Another stained-glass highlight of Sainte-Chapelle are the panels installed within the so-called “Bay of Relics.” These panels are among the few panels in the chapel that don’t capture scenes from the Bible’s Old or New Testament, but rather tell the story of how Saint Helena was said to come into possession of the True Cross and a number of other holy relics which eventually made their way to Paris, where they were housed in Sainte-Chapelle (most of them have long since disappeared).

More to See and Do at Sainte-Chapelle

Sainte-Chapelle’s majestic stained-glass windows steal the headlines, naturally, but the chapel is full of several other artistic wonders well worth your time and attention, too.

•Where it’s not covered in dazzling windows, the interior of Sainte-Chapelle is done up in an assortment of beautiful paintings. From simple support columns adorned in rich reds, greens, and golds to walls decorated with symbolic royal motifs to religious murals restored during the nineteenth century, Sainte-Chapelle’s paintings are must-see items, too.

•The same can be said of the many sculptures that line the walls of Sainte-Chapelle. Sainte-Chapelle sculptures of particular note include a statue of the Virgin Mary and Christ in the portal of the lower chapel; a bas-relief of Christ during the Last Judgment in the portal of the upper chapel; and the 12 statues of the Apostles that flank each one of the 12 pillars supporting the chapel’s vault.

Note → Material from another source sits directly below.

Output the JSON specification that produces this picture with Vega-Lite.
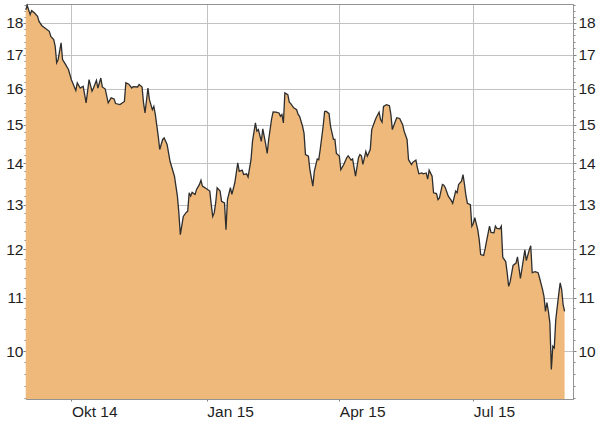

•While its lavishly appointed interior tends to be the center of attention, the exterior of Sainte-Chapelle is no slouch either. While not as elaborate as nearby Notre-Dame—no iconic buttresses here—the outside façade of Sainte-Chapelle is still quite striking, and you’ll want to have your camera ready.

•For a small additional fee, an audio guide for Sainte-Chapelle is available. It comes in six different languages. If you’d prefer, you can download an app entitled Sainte-Chapelle Stained Glass straight to your smartphone. This app recognizes every single individual window within the chapel, allowing you to observe zoomed-in versions on your phone as you stand below the real thing.

•Free guided tours of Sainte-Chapelle run each day at 11:00am and 3:00pm, departing promptly from the attraction’s reception desk. Reservations cannot be made in advance.

Why Sainte-Chapelle Should Be on Your Must-See List

Far too many visitors to Paris race past Sainte-Chapelle in their hurry to tour its more famous neighbor, Notre-Dame. Nonetheless, Sainte-Chapelle should rank high on your shortlist of must-see Paris attractions. It’s a marvelously preserved architectural masterpiece and home to some of the most beautiful stained-glass windows you’re liable to come across in this lifetime—and for those on a tight time budget, it can be enjoyed thoroughly in less than an hour.